O.R.B. Preview
After three days wandering around at least eleven football fields (505,000 square feet) worth of pre-release games, I\'ve used two pairs of shoes, and accumulated a notebook full of my own handwriting that I can\'t really decipher. Naturally, it\'s hard to decide what my first preview of E3 should be. Should I hit the big names, the ones that start with \"W\" and end with \"craft\"? What follows the week after L.A. is a sort of post-traumatic videogame overload. During this time, I drool a lot, type long strings of meaningless letters on my keyboard, and gaze in wonder at the little paper on which, sometime in the last three days, I\'ve written either \"poctic\" or \"platife\", neither of which are words that I recognize as English. In such a state, I must fall back on the most simple of decision makers, and thus here is my deciding criteria: Strategy First, esteemed publishers of Kohan: Immortal Sovereigns, gave out the best press packet. Little stress-ball asteroid, T-shirt, survival kit including Band Aids and moist towelette = first preview I write.
Ever want to control a truly gigantic space armada? For years Star Wars has flown us around the big screen with large-scale cinematic space battles, and for years games have been trying to reproduce that experience. A game called O.R.B., from Strategy First, is the only game I\'ve seen that looks to deliver immersive free space combat in a workable RTS. It\'s that simple.

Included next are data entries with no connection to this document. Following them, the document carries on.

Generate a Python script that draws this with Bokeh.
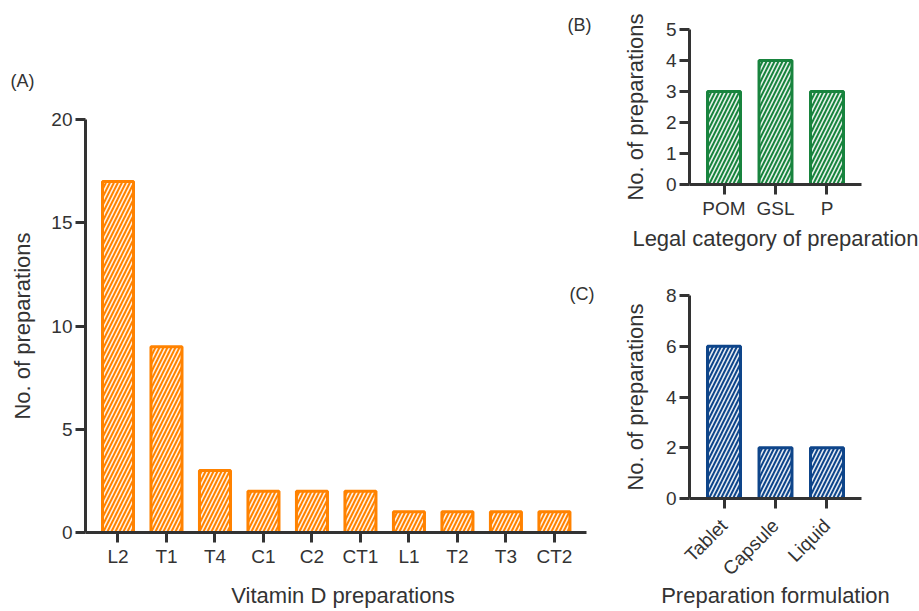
from bokeh.plotting import figure
from bokeh.models import FactorRange, Range1d, FixedTicker, Label, Title, ColumnDataSource
from bokeh.layouts import row, column
from bokeh.embed import file_html
from bokeh.resources import INLINE
import math

# ---- data ----
prep_a = ["L2", "T1", "T4", "C1", "C2", "CT1", "L1", "T2", "T3", "CT2"]
count_a = [17, 9, 3, 2, 2, 2, 1, 1, 1, 1]
ticks_a = [0, 5, 10, 15, 20]

legal_b = ["POM", "GSL", "P"]
count_b = [3, 4, 3]
ticks_b = [0, 1, 2, 3, 4, 5]

form_c = ["Tablet", "Capsule", "Liquid"]
count_c = [6, 2, 2]
ticks_c = [0, 2, 4, 6, 8]

FONT = "Liberation Sans"
INK = "#333333"
BAR_W = 0.64
HATCH = dict(hatch_pattern="/", hatch_color="white", hatch_alpha=0.9,
             hatch_scale=8, hatch_weight=1.6)


def style_axes(p, ylab_standoff, xlab_standoff, xlabel_standoff=3):
    p.xgrid.visible = False
    p.ygrid.visible = False
    p.outline_line_color = None
    p.title.text = ""
    for ax in (p.xaxis[0], p.yaxis[0]):
        ax.axis_line_width = 3
        ax.axis_line_color = INK
        ax.major_tick_line_width = 3
        ax.major_tick_line_color = INK
        ax.major_tick_out = 10
        ax.major_tick_in = 0
        ax.minor_tick_line_color = None
        ax.major_label_text_font = FONT
        ax.major_label_text_font_size = "19px"
        ax.major_label_text_color = INK
        ax.major_label_standoff = 3
        ax.axis_label_text_font = FONT
        ax.axis_label_text_font_size = "22px"
        ax.axis_label_text_font_style = "normal"
        ax.axis_label_text_color = INK
    p.xaxis.major_label_standoff = xlabel_standoff
    p.yaxis.axis_label = "No. of preparations"
    p.yaxis.axis_label_standoff = ylab_standoff
    p.xaxis.axis_label_standoff = xlab_standoff


# ---- panel A (numeric positions, labelled with the categories) ----
idx_a = list(range(len(prep_a)))
pA = figure(x_range=Range1d(-0.67, 9.95), y_range=Range1d(0, 20),
            width=600, height=611, output_backend="svg", toolbar_location=None,
            min_border_left=85, min_border_right=0, min_border_top=119,
            min_border_bottom=79)
pA.vbar(x="x", top="top", bottom=0, width=BAR_W,
        source=ColumnDataSource(dict(x=idx_a, top=count_a)),
        fill_color="#FF8200", line_color="#FF8200", line_width=3, **HATCH)
style_axes(pA, 13, 13)
pA.yaxis.ticker = FixedTicker(ticks=ticks_a)
pA.xaxis.ticker = FixedTicker(ticks=idx_a)
pA.xaxis.major_label_overrides = {i: name for i, name in zip(idx_a, prep_a)}
pA.xaxis.bounds = (-0.67, 9.67)
pA.xaxis.axis_label = "Vitamin D preparations"

title_kw = dict(text_font=FONT, text_font_size="18px", text_color=INK,
                text_font_style="normal", align="left")
pA.add_layout(Title(text="(A)", offset=-75, standoff=57, **title_kw), "above")
pA.add_layout(Title(text="(B)", offset=482, standoff=11, **title_kw), "above")
pA.add_layout(Label(x=484, y=239, x_units="screen", y_units="screen", text="(C)",
                    text_font=FONT, text_font_size="18px", text_color=INK,
                    text_align="left", text_baseline="alphabetic"))


# ---- panels B and C ----
def cat_panel(factors, counts, ticks, ymax, color, xtitle, w, h, bl, br, bt, bb,
              ylab_standoff, xlab_standoff, xlabel_standoff=3, orient=None):
    p = figure(x_range=FactorRange(factors=factors, range_padding=0.34 / len(factors)),
               y_range=Range1d(0, ymax), width=w, height=h,
               output_backend="svg", toolbar_location=None,
               min_border_left=bl, min_border_right=br,
               min_border_top=bt, min_border_bottom=bb)
    p.vbar(x="x", top="top", bottom=0, width=BAR_W,
           source=ColumnDataSource(dict(x=factors, top=counts)),
           fill_color=color, line_color=color, line_width=3, **HATCH)
    style_axes(p, ylab_standoff, xlab_standoff, xlabel_standoff)
    p.yaxis.ticker = FixedTicker(ticks=ticks)
    p.xaxis.axis_label = xtitle
    if orient is not None:
        p.xaxis.major_label_orientation = orient
    return p


pB = cat_panel(legal_b, count_b, ticks_b, 5, "#18843E", "Legal category of preparation",
               319, 258, 89, 57, 29, 74, 15, 4)
pC = cat_panel(form_c, count_c, ticks_c, 8, "#0E458A", "Preparation formulation",
               319, 353, 87, 58, 37, 113, 15, -7, xlabel_standoff=14, orient=math.pi / 4)

layout = row(pA, column(pB, pC))
open("out.html", "w").write(file_html(layout, INLINE))
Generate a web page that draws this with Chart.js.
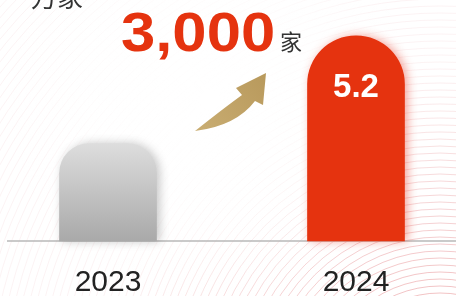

Hands down one of the most cinematic game play experiences in the genre, O.R.B. delivers a space-world that is beautiful, complex, and playable--so far. \"We knew that everything we did in 3D,\" says one of the developers at the booth, \"the player also had to be able to do in 2D.\" Not only can the player view all the carnage their space armadas deal out through a free flying 3D rendered engine, but also a press of the tab key will leave you looking at the universe from the top down. From what I\'ve played of O.R.B., the developers have spent as much time making sure it\'s easy to stay oriented in a universe with three unique axis as they have making the ships beautiful as they swarm a space cruiser three times their size.
After the control issue is mastered and out of the way, the game still has to hold a player\'s attention. So far it looks as if O.R.B. is going to follow through. Strategy First is promising a multitude of command ships and weapons, technology trees, and multiplayer elements: \"There are two types of radar,\" the fellow in the Strategy First T-shirt at the booth points out. \"Up close you can scan their ships, tell their stats. Far away ships just appear as gray dots. The gray dots could be either a few scouts, or a monstrous armada waiting to launch an invasion.\"
Additionally, players can capture and research other vessels, defend mining resources, and build fleets all in a fully dynamic solar system. The planets orbit the sun; the remains of your ships dissolve into debris that theoretically never disappears and continues to orbit--presumably as little gray dots on the radar. This allows players to park their fleet in an asteroid belt and float unannounced into enemy territory on the pulls of universal gravity.
It remains to be seen if the final product will hold itself together as well as the demo promises. E3 only showed a limited number of ships, nothing like the huge advance of siege machines we expect from the best moments of a RTS. Will the visual presentation continue to be a plus to the game, instead of a hindrance that prevents easy manipulation of the units? If Strategy First can pull it off, and stay on the track they appear to be on, the August 2002 release date could change how we think of RTS.